ECLI:NL:RBDHA:2024:2019
Rechtbank Den Haag
- Eerste aanleg - enkelvoudig
- Rechtspraak.nl
Afwijzing asielaanvraag van Colombiaanse eiser met betrekking tot dreiging door FARC na ontvoering vader
In deze uitspraak van de Rechtbank Den Haag op 21 februari 2024, wordt het beroep van een Colombiaanse eiser tegen de afwijzing van zijn asielaanvraag beoordeeld. Eiser, die op 27 maart 2022 een aanvraag indiende voor een verblijfsvergunning asiel, stelt dat hij gevaar loopt vanwege de FARC, die zijn vader in 2000 ontvoerde. De staatssecretaris van Justitie en Veiligheid heeft de aanvraag afgewezen op 12 juli 2023, omdat de gestelde problemen met de FARC ongeloofwaardig werden geacht. Eiser heeft beroep ingesteld, maar de rechtbank concludeert dat hij niet aannemelijk heeft gemaakt dat hij sinds de ontvoering van zijn vader persoonlijke bedreigingen heeft ondervonden.

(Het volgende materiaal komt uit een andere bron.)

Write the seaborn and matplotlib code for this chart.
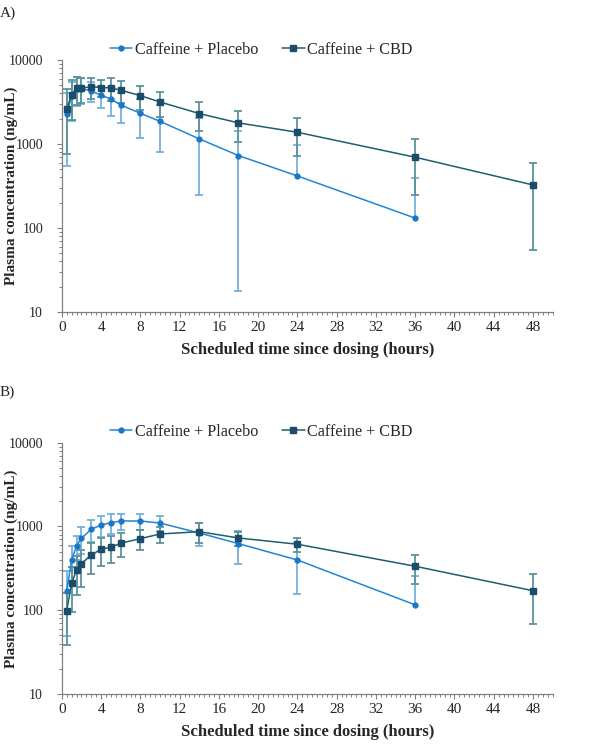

De rechtbank behandelt de argumenten van eiser, die stelt dat de FARC hem en zijn gezin sinds de ontvoering van zijn vader blijft bedreigen. Eiser verwijst naar aangiftes uit 2004 en 2017 en een recent incident in 2022 waarbij vier mannen op motoren naar zijn vader zochten. De rechtbank oordeelt echter dat de overgelegde documenten en verklaringen onvoldoende bewijs leveren voor de gestelde vrees. De rechtbank wijst erop dat eiser niet heeft aangetoond dat hij in de negatieve belangstelling van de FARC staat en dat de problemen met de FARC niet geloofwaardig zijn.
Uiteindelijk verklaart de rechtbank het beroep ongegrond, wat betekent dat de afwijzing van de asielaanvraag door de staatssecretaris op goede gronden is gedaan. De rechtbank concludeert dat er geen aanleiding is voor een proceskostenveroordeling. De uitspraak is openbaar gemaakt en partijen kunnen binnen vier weken hoger beroep aantekenen.